EXERCISE DETAILS: Scan the records below for the word "this" and give only the number of lines that hold it.

┌──

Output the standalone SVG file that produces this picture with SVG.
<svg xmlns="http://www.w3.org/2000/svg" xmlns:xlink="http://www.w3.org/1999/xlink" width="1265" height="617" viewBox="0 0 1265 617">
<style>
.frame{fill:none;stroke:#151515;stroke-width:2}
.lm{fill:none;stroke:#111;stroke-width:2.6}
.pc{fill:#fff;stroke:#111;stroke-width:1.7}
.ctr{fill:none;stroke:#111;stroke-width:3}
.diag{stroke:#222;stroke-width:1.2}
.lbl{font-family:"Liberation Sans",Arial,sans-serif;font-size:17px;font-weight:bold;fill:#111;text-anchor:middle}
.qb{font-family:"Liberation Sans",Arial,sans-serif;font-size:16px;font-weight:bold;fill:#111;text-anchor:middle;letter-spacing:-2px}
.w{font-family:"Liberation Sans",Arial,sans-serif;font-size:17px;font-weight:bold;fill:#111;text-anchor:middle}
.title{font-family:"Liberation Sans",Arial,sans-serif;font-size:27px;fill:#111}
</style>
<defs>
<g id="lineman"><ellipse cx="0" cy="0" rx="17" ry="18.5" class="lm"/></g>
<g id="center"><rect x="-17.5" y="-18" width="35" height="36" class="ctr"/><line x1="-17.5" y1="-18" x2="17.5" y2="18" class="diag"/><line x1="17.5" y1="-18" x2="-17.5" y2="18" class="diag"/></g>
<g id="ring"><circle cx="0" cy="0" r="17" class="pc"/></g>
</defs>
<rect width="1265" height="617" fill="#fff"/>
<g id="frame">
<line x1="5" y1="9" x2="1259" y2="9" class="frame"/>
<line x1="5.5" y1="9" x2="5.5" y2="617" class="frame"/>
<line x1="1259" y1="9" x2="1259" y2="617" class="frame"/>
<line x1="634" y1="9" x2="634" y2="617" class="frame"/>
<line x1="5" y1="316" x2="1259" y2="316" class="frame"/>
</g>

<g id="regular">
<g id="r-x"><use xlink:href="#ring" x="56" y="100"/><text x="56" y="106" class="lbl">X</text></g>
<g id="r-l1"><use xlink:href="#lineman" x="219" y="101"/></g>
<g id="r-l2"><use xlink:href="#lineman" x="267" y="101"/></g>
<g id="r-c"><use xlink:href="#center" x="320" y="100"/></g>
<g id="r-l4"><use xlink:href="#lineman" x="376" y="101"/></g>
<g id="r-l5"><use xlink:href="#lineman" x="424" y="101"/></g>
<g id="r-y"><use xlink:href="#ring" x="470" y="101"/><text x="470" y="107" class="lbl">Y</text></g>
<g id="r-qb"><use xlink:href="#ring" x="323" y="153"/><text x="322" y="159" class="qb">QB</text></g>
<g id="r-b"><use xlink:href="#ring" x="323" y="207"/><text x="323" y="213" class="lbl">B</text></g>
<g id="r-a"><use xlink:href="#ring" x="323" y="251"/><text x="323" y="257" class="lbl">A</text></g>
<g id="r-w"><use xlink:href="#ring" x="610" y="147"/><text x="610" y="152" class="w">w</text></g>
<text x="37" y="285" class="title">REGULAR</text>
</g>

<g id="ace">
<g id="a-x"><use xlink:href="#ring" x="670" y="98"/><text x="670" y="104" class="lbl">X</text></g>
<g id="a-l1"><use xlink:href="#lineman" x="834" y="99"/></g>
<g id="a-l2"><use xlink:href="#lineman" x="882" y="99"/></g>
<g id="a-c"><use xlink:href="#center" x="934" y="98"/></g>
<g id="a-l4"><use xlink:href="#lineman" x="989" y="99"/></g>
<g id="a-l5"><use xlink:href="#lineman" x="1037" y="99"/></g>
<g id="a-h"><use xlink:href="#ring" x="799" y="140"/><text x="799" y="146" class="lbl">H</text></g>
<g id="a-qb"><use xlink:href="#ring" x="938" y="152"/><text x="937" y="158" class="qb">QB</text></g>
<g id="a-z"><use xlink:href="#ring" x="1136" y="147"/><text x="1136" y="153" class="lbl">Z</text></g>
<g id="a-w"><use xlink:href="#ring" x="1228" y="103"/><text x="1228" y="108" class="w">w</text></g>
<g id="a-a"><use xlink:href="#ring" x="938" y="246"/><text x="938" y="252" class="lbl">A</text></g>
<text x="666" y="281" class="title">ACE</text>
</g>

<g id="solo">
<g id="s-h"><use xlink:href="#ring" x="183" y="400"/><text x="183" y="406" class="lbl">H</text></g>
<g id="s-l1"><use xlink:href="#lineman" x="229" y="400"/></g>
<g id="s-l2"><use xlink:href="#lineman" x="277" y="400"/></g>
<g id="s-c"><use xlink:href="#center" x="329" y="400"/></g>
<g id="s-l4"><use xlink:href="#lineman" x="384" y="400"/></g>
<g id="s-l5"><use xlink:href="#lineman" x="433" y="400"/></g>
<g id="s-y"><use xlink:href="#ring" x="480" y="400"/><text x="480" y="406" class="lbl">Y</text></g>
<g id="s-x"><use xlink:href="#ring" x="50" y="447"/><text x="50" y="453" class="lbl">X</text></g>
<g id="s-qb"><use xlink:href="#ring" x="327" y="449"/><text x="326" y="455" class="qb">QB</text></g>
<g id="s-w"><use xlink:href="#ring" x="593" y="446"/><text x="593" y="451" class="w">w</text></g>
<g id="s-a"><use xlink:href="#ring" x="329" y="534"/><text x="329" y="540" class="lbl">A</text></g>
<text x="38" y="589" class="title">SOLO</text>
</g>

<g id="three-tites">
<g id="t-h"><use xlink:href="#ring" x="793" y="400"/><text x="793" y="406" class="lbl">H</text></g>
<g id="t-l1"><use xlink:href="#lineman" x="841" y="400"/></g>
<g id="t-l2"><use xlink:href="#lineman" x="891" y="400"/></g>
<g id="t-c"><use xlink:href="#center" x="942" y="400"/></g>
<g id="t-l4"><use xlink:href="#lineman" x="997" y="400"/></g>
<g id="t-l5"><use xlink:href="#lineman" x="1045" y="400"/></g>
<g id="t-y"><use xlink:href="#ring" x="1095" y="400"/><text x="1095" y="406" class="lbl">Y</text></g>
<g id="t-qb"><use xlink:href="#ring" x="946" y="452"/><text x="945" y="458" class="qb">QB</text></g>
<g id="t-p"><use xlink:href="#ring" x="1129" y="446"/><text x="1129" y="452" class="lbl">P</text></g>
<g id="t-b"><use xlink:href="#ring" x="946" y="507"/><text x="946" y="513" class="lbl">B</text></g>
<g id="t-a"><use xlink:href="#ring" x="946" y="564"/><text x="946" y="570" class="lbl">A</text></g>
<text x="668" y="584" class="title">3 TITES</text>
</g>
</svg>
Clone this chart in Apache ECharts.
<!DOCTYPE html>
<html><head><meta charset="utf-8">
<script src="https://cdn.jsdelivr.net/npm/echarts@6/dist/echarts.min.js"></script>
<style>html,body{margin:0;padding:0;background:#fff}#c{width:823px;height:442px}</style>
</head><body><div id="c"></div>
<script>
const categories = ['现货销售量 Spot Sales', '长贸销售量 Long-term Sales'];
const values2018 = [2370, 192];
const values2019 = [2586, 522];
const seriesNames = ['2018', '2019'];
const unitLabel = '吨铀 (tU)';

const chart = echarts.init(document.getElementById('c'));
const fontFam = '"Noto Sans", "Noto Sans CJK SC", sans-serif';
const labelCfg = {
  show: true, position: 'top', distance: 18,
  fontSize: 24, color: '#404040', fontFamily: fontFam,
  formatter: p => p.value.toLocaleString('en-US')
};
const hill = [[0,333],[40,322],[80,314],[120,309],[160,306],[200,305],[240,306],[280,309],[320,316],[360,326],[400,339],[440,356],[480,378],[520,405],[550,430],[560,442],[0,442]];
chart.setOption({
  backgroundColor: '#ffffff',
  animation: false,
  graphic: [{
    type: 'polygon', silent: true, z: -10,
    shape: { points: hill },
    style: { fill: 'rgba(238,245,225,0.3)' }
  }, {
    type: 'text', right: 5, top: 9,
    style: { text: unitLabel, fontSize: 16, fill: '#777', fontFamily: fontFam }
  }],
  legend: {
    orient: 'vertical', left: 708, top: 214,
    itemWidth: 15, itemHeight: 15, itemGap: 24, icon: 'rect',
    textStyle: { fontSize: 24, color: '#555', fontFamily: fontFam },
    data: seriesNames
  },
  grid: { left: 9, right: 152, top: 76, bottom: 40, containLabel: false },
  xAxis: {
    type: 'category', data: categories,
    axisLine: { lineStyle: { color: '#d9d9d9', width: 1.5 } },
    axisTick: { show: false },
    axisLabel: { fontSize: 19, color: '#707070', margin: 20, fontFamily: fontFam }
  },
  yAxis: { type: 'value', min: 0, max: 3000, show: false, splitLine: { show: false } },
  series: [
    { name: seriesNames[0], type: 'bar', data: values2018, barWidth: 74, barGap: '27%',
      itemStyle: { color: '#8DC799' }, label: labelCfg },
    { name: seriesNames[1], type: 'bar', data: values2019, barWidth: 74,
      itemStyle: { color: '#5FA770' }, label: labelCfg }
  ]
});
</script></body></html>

└──

CORRECT ANSWER: 2